I was hoping for a sunset. I am an inspector of sunsets much like Henry David Thoreau was an unofficial inspector of snow storms around Walden Pond. He wanted to explore well the area around him in Concord New Hampshire and I want to explore well the land around me in. San Tan Valley Arizona. The sunset was mostly a dud. It is impossible to predict when a great sunset will be produced by Mother Nature. The one essential, besides the sun, is clouds. But those clouds have to be just the right amount—not too much and not to sparse—and they must be like that at the right time. You need a Goldilocks moment. And, of course, clouds move and shift in shape. To finding a classic sunset is more luck than brains. Or perhaps someone with a lot more brains than I can be better at it than I am.
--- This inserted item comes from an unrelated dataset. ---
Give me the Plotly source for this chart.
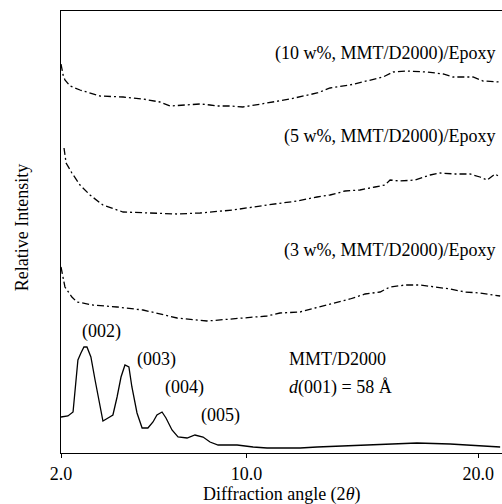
import plotly.graph_objects as go

# 2-theta (deg) and relative intensity (arbitrary units)
x10 = [2.00, 2.04, 2.09, 2.17, 2.39, 2.82, 3.12, 3.68, 4.68, 5.54, 6.27, 6.70, 7.35, 8.00, 8.43, 8.73,
       9.29, 9.85, 10.89, 11.88, 13.05, 13.61, 14.47, 15.34, 15.90, 16.33, 16.93, 17.80, 18.49, 18.92,
       19.78, 20.21, 20.95]
y10 = [389, 383, 378, 373, 367, 363, 361, 357, 356, 354, 351, 347, 348, 349, 348, 347,
       347, 346, 350, 354, 360, 365, 368, 373, 376, 381, 382, 381, 379, 376,
       376, 372, 371]

x5 = [2.13, 2.22, 2.47, 2.82, 3.25, 3.81, 4.68, 5.54, 7.01, 8.00, 9.42, 10.89, 12.19, 13.05, 13.61,
      14.26, 14.90, 15.55, 15.98, 16.20, 16.63, 17.28, 17.93, 18.36, 19.00, 19.65, 20.08, 20.39,
      20.73, 20.95]
y5 = [305, 290, 280, 268, 258, 248, 241, 240, 239, 240, 243, 248, 252, 256, 258,
      262, 263, 266, 268, 273, 272, 273, 278, 280, 279, 279, 276, 273,
      279, 276]

x3 = [2.00, 2.09, 2.17, 2.47, 2.69, 3.38, 4.42, 5.54, 7.01, 8.30, 9.42, 10.89, 11.45, 12.32, 12.96,
      13.83, 14.47, 15.12, 15.77, 16.20, 16.85, 17.49, 18.14, 18.79, 19.44, 20.08, 20.95]
y3 = [186, 176, 166, 156, 151, 148, 146, 143, 135, 132, 134, 137, 140, 141, 145,
      150, 154, 159, 161, 166, 168, 168, 166, 164, 161, 160, 157]

xm = [2.00, 2.30, 2.52, 2.65, 2.73, 2.86, 2.99, 3.12, 3.29, 3.47, 3.68, 3.81, 4.03, 4.24, 4.42,
      4.59, 4.76, 4.93, 5.06, 5.28, 5.50, 5.75, 5.97, 6.14, 6.36, 6.53, 6.79, 7.05, 7.44, 7.78,
      8.13, 8.43, 8.78, 9.60, 10.29, 10.89, 12.32, 13.05, 15.21, 17.36, 18.79, 20.21, 20.95]
ym = [36, 37, 41, 70, 93, 100, 106, 106, 96, 73, 46, 32, 35, 38, 56,
      76, 88, 86, 66, 40, 25, 25, 31, 38, 41, 35, 23, 16, 15, 18,
      16, 11, 8, 8, 6, 5, 5, 6, 8, 10, 9, 7, 6]

tick_vals = [2, 10, 20]
tick_text = ["2.0", "10.0", "20.0"]

FONT = "Liberation Serif, Times New Roman, serif"

fig = go.Figure()
dash_pat = "7px,3px,2px,3px"
for xs, ys, dash in [(x10, y10, dash_pat), (x5, y5, dash_pat), (x3, y3, dash_pat), (xm, ym, "solid")]:
    fig.add_trace(go.Scatter(x=xs, y=ys, mode="lines",
                             line=dict(color="black", width=1.3, dash=dash),
                             showlegend=False, hoverinfo="skip"))

notes = [
    (20.8, 400, "(10 w%, MMT/D2000)/Epoxy", "right"),
    (20.8, 317, "(5 w%, MMT/D2000)/Epoxy", "right"),
    (20.8, 203, "(3 w%, MMT/D2000)/Epoxy", "right"),
    (3.73, 122, "(002)", "center"),
    (6.14, 94, "(003)", "center"),
    (7.31, 66, "(004)", "center"),
    (8.90, 38, "(005)", "center"),
    (11.75, 94, "MMT/D2000", "left"),
    (11.75, 66, "<i>d</i>(001) = 58 Å", "left"),
]
anns = []
for ax_, ay_, txt, xa in notes:
    anns.append(dict(x=ax_, y=ay_, xref="x", yref="y", text=txt, showarrow=False,
                     xanchor=xa, yanchor="middle", font=dict(family=FONT, size=18, color="black")))
anns.append(dict(x=0.501, y=-0.093, xref="paper", yref="paper", text="Diffraction angle (2<i>θ</i>)",
                 showarrow=False, xanchor="center", yanchor="middle",
                 font=dict(family=FONT, size=18, color="black")))
anns.append(dict(x=-0.088, y=0.509, xref="paper", yref="paper", text="Relative Intensity",
                 showarrow=False, textangle=-90, xanchor="center", yanchor="middle",
                 font=dict(family=FONT, size=18, color="black")))

fig.update_layout(
    width=502, height=504,
    margin=dict(l=61, r=0, t=11, b=51),
    paper_bgcolor="white", plot_bgcolor="white",
    font=dict(family=FONT, size=18, color="black"),
    annotations=anns,
    xaxis=dict(range=[2, 21.03], tickvals=tick_vals, ticktext=tick_text,
               ticks="outside", ticklen=4, tickwidth=1, tickcolor="black",
               showline=True, linecolor="black", linewidth=1.2, mirror=True,
               showgrid=False, zeroline=False, tickfont=dict(family=FONT, size=18)),
    yaxis=dict(range=[0, 442], showticklabels=False, ticks="",
               showline=True, linecolor="black", linewidth=1.2,
               showgrid=False, zeroline=False),
)

fig.write_html("out.html")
I wanted to photograph the sunset of course, but the most important part was the experience. If you are tired of sunsets, you are tired of life. John D. MacDonald that great writer of pulp fiction, now deceased, once said, that if sunsets occurred only once a year, we would be forced to declare a national holiday on that day.
This year I had a second reason to look for sunsets. I thought sunsets were a symbol of one of the things I wanted to learn about on this trip. I wanted to learn about western civilization, particularly in America and Canada, in decline. Are we in the sunset years of that civilization? Sometimes it seems that way. In fact, to me it seems that way more often than it used to. In fact, on this trip I found some shocking news about exactly that. I intend to blog about that. It amazed me how prescient my theme was.
I did capture a couple of images that pleased me. They showed the clouds reflecting the pink light. Clouds reflecting the colour of the sun obscured by cloud in part but not completely, was the image I was after. I am a sucker for the blaze of colours in a sunset. And no two sunsets are the same.
Sometimes the light in the eastern sky is more interesting than the western sky. Sometimes the light is reflected back to the west where the sun is dropping. Today was like that. Again, sometimes the best sunset shows only the after glow in the eastern sky. Look around, you might be surprised. I was this sunset that I nearly passed by.
Finally, a true inspector of sunsets, like me, must always remember not to give up on sunsets too soon. Persistence is essential in the pursuit of sunsets. The best sunset is revealed after the sun is gone. You might be surprised. I was surprised today!